Конисский не придает большого значения метафизике вообще и проблеме категорий в частности. Они носят для него лишь прикладной характер, т. е. имеют практическое назначение. Руководствуясь практической значимостью, он выделяет категорию причинности, служащую ядром метода естественных наук. Главное в познании вещей — познание их причин: «Для подлинной науки необходимо и достаточно, чтобы она имела точность выводов из доказательств, а именно: через причины; не требуется, чтобы она доказывала так все доводы, но достаточно, что она стремится доказывать и в большинстве случаев даже действительно доказывает» (там же, 58). Отодвинутый за пределы природы бог сохраняет свое значение универсальной причины. Для Конисского важно познать непосредственные причины явлений, причины видимые, ощутимые и объяснимые. «…Вообще к богу прибегают тогда, — говорит он, — когда причины вещей неизвестны…» (там же, 259). Категории, считает Конисский, помогают лучше и глубже понять отдельные вещи: «Всем философам присуще мнение, что не может быть знания об отдельных вещах, ибо все течет и меняется… А если бы мы рассматривали то, что содержится вообще во всех вещах одинаковой природы, то мы бы увидели у них нечто общее. И тогда сразу ясно, что мы должны рассмотреть роды вещей, если хотим установить о вещах нечто определенное.
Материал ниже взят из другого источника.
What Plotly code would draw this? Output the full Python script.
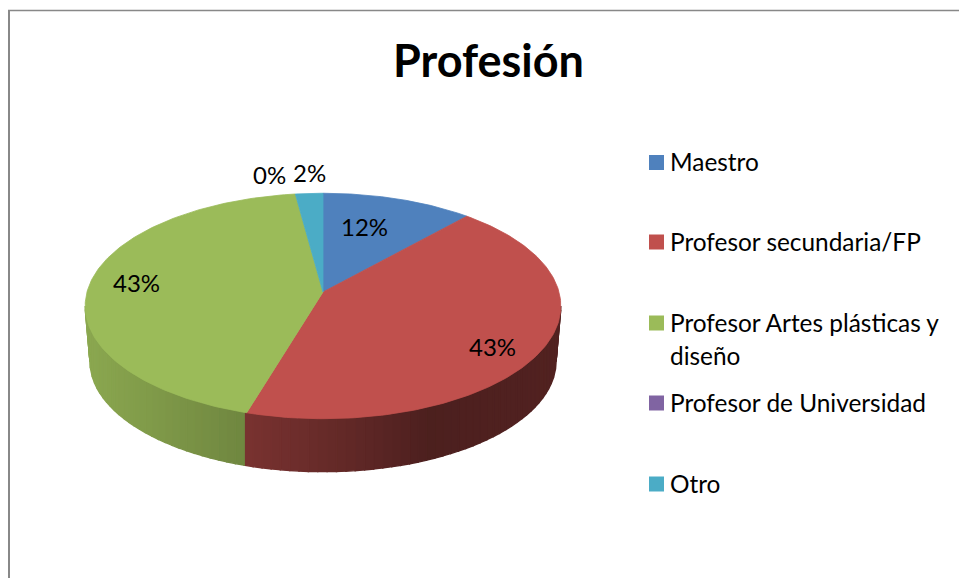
import numpy as np
import plotly.graph_objects as go

categories = ["Maestro", "Profesor secundaria/FP", "Profesor Artes plásticas y diseño",
              "Profesor de Universidad", "Otro"]
values = [11.6, 43.0, 43.3, 0, 2.1]
colors = ["#4F81BD", "#C0504D", "#9BBB59", "#8064A2", "#4BACC6"]
title = "Profesión"

W, H = 959, 578
CX, CY, R, A, K = 323, 292, 236, 111, 0.124
BOT_CY, BOT_S = 347.5, 0.98
FONT = "Lato"


def project(theta, cy=CY, scale=1.0):
    """Perspective view of a circle; theta clockwise from the back (top)."""
    X, Z = np.sin(theta), np.cos(theta)
    w = 1 + K * Z
    return CX + scale * R * X / w, cy - scale * A * Z / w


def rgb(hex_color, f=1.0):
    r, g, b = (int(hex_color[i:i + 2], 16) for i in (1, 3, 5))
    return f"rgb({int(r * f)},{int(g * f)},{int(b * f)})"


fractions = np.array(values, float) / sum(values)
edges = np.concatenate([[0], np.cumsum(fractions)]) * 2 * np.pi

fig = go.Figure()


def poly(xs, ys, color, width=0.8):
    fig.add_trace(go.Scatter(x=xs, y=ys, mode="lines", fill="toself", fillcolor=color,
                             line=dict(color=color, width=width), hoverinfo="skip",
                             showlegend=False))


# side wall: vertical strips so that the slice boundary on the rim is vertical.
# The visible rim runs between the two widest points of the projected circle.
t_side = np.arccos(-K)
front = np.linspace(t_side, 2 * np.pi - t_side, 500)
bx, by = project(front, BOT_CY, BOT_S)
order = np.argsort(bx)
bx, by = bx[order], by[order]


def bottom(x):
    xc = np.clip(x, bx[0], bx[-1])
    return xc, np.interp(xc, bx, by)


wall = np.append(np.arange(front[0], front[-1], np.radians(2.0)), front[-1])
for t0, t1 in zip(wall[:-1], wall[1:]):
    mid = (t0 + t1) / 2
    i = int(np.searchsorted(edges, mid) - 1)
    x0, y0 = project(t0)
    x1, y1 = project(t1)
    x2, y2 = bottom(x1)
    x3, y3 = bottom(x0)
    xm = (x0 + x1) / 2
    if i == 1:
        f = np.interp(xm, [247, 340, 430, 560], [0.63, 0.52, 0.40, 0.43])
    else:
        f = np.interp(xm, [85, 247], [0.90, 0.72])
    poly([x0, x1, x2, x3, x0], [y0, y1, y2, y3, y0], rgb(colors[i], f), width=1.4)

# top surface
for i, (a, b) in enumerate(zip(edges[:-1], edges[1:])):
    if b - a <= 0:
        continue
    t = np.linspace(a, b, 160)
    x, y = project(t)
    poly(np.r_[CX, x, CX], np.r_[CY, y, CY], colors[i])

# legend swatches
legend_y = [162.5, 242, 323, 403, 484]
fig.add_trace(go.Scatter(x=[656.5] * 5, y=legend_y, mode="markers", hoverinfo="skip",
                         showlegend=False,
                         marker=dict(symbol="square", size=15, color=colors, line=dict(width=0))))

ann = []


def text(s, x, y, size, anchor="center", bold=False):
    ann.append(dict(x=x, y=y, xref="x", yref="y", text=f"<b>{s}</b>" if bold else s,
                    showarrow=False, xanchor=anchor, yanchor="middle",
                    font=dict(family=FONT, size=size, color="#000000")))


text(title, 488, 60, 45, bold=True)
label_x = [364, 492, 136, 269, 309]
label_y = [226, 346, 282, 174, 172]
for v, x, y in zip(values, label_x, label_y):
    text(f"{v:.0f}%", x, y, 24)

legend_lines = [categories[0], categories[1], "Profesor Artes plásticas y", "diseño",
                categories[3], categories[4]]
line_y = [161.5, 241.5, 322.5, 355.5, 402.5, 483.5]
for s, y in zip(legend_lines, line_y):
    text(s, 668, y, 24.4, anchor="left")

frame = dict(color="#888888")
shapes = [
    dict(type="line", xref="x", yref="y", x0=9, x1=9, y0=10, y1=H, line=dict(width=2, **frame)),
    dict(type="line", xref="x", yref="y", x0=8, x1=W, y0=10.5, y1=10.5, line=dict(width=1.5, **frame)),
]

fig.update_layout(width=W, height=H, margin=dict(l=0, r=0, t=0, b=0), autosize=False,
                  paper_bgcolor="white", plot_bgcolor="white", showlegend=False,
                  xaxis=dict(range=[0, W], visible=False, fixedrange=True),
                  yaxis=dict(range=[H, 0], visible=False, fixedrange=True),
                  annotations=ann, shapes=shapes)
fig.write_html("out.html", config={"displayModeBar": False},
               post_script="document.body.style.margin='0';document.documentElement.style.overflow='hidden';")
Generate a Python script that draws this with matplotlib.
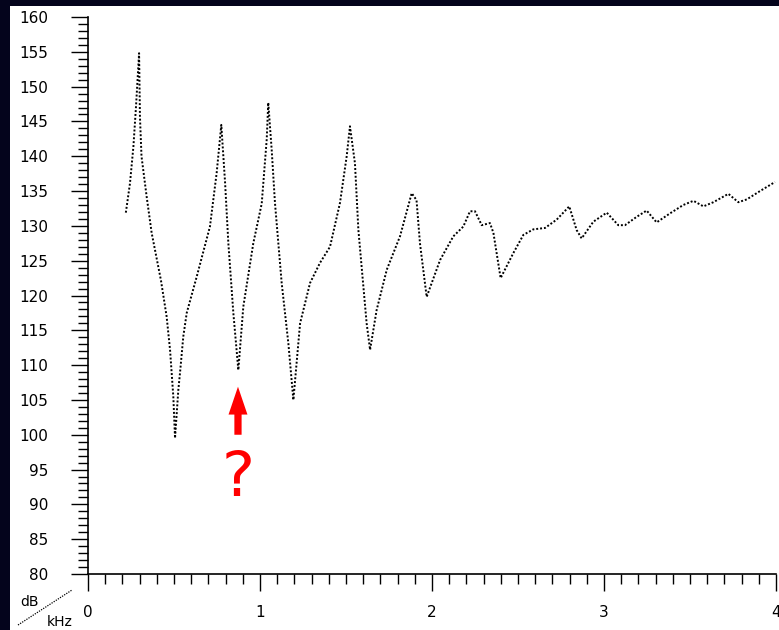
import matplotlib.pyplot as plt
import matplotlib.lines as mlines

# Data (kHz, dB)
freq = [0.22, 0.244, 0.264, 0.279, 0.297, 0.302, 0.311, 0.341, 0.37, 0.424, 0.457,
        0.477, 0.496, 0.506, 0.525, 0.535, 0.554, 0.574, 0.632, 0.709, 0.748, 0.775,
        0.797, 0.816, 0.845, 0.874, 0.903, 0.961, 1.01, 1.039, 1.048, 1.068, 1.087,
        1.126, 1.165, 1.194, 1.233, 1.291, 1.349, 1.407, 1.465, 1.504, 1.523, 1.552,
        1.572, 1.601, 1.62, 1.64, 1.678, 1.737, 1.814, 1.882, 1.91, 1.93, 1.969,
        2.047, 2.124, 2.182, 2.221, 2.25, 2.289, 2.337, 2.357, 2.399, 2.473, 2.531,
        2.589, 2.657, 2.725, 2.798, 2.841, 2.87, 2.938, 3.016, 3.083, 3.122, 3.19,
        3.248, 3.306, 3.384, 3.461, 3.52, 3.578, 3.636, 3.723, 3.781, 3.83, 3.907,
        3.994]
level = [131.9, 136.1, 141.4, 147.1, 154.8, 145.7, 140.0, 134.2, 129.0, 122.2, 117.0,
         112.2, 105.5, 99.5, 106.4, 108.9, 114.1, 117.5, 122.7, 129.9, 137.6, 144.5,
         136.2, 127.5, 117.5, 109.3, 118.4, 127.5, 133.2, 142.4, 147.7, 140.9, 133.3,
         121.8, 113.1, 105.0, 116.0, 121.8, 124.7, 127.0, 133.3, 140.0, 144.3, 139.0,
         129.4, 121.3, 116.0, 112.2, 117.9, 123.7, 128.5, 134.7, 133.7, 127.5, 119.8,
         125.1, 128.5, 129.9, 132.1, 132.1, 130.1, 130.4, 129.0, 122.5, 126.1, 128.7,
         129.5, 129.7, 130.9, 132.8, 129.4, 128.2, 130.6, 131.9, 130.1, 130.1, 131.3,
         132.2, 130.5, 131.8, 133.0, 133.6, 132.8, 133.4, 134.6, 133.4, 133.8, 135.0,
         136.3]

y_ticks = list(range(80, 161, 5))
x_ticks = [0, 1, 2, 3, 4]

W, H = 779, 630
fig = plt.figure(figsize=(W / 100, H / 100), dpi=100, facecolor='#04041c')

# white panel behind everything
fig.patches.append(plt.Rectangle((10 / W, 0), 1, 1 - 6 / H, transform=fig.transFigure,
                                 facecolor='white', edgecolor='none', zorder=-10))

ax = fig.add_axes([88 / W, (H - 574) / H, 688 / W, 557 / H])
ax.set_facecolor('none')
ax.set_xlim(0, 4)
ax.set_ylim(80, 160)

ax.plot(freq, level, color='black', lw=1.4, linestyle=(0, (1, 1.0)), clip_on=False)

# axes styling
for s in ['top', 'right']:
    ax.spines[s].set_visible(False)
for s in ['left', 'bottom']:
    ax.spines[s].set_linewidth(1.2)
ax.set_yticks(y_ticks)
ax.set_yticks(range(80, 161), minor=True)
ax.set_xticks(x_ticks)
ax.set_xticks([i / 10 for i in range(41)], minor=True)
ax.tick_params(which='major', direction='out', length=12.5, width=1.0, labelsize=11)
ax.tick_params(which='minor', direction='out', length=7, width=1.0)
ax.tick_params(axis='y', which='major', pad=16)
ax.tick_params(axis='x', which='major', pad=10)

# red arrow and question mark
ax.arrow(0.872, 100.0, 0, 6.9, width=0.042, head_width=0.11, head_length=4.0,
         length_includes_head=True, color='red', ec='none')
ax.text(0.872, 93.7, '?', color='red', fontsize=45, ha='center', va='center')

# dB / kHz corner label
fig.add_artist(mlines.Line2D([18 / W, 72 / W], [1 - 625 / H, 1 - 590 / H],
                             color='black', lw=0.9, linestyle=(0, (1, 1)),
                             transform=fig.transFigure))
fig.text(29.5 / W, 1 - 602 / H, 'dB', fontsize=10, ha='center', va='center')
fig.text(59.5 / W, 1 - 621.5 / H, 'kHz', fontsize=10, ha='center', va='center')

fig.savefig('out.png', dpi=100, facecolor=fig.get_facecolor())
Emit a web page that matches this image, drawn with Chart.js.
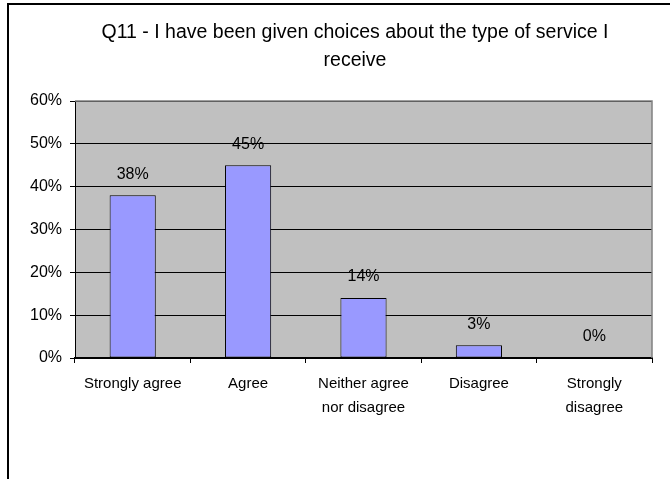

Поэтому некоторые из античных философов, такие, как Гераклит Эфесский и Кратил, и великий вождь эпикурейцев, поскольку акцидентально не рассматривали природу вещей вообще, казалось, и об отдельных вещах не могли знать ничего определенного, они попали в такое заблуждение, что считали, будто у людей вообще не может быть никакого знания о вещах» (там же, 68). У Конисского нет сомнения в эмпирическом происхождении и применении категорий как результата обобщения данных опыта.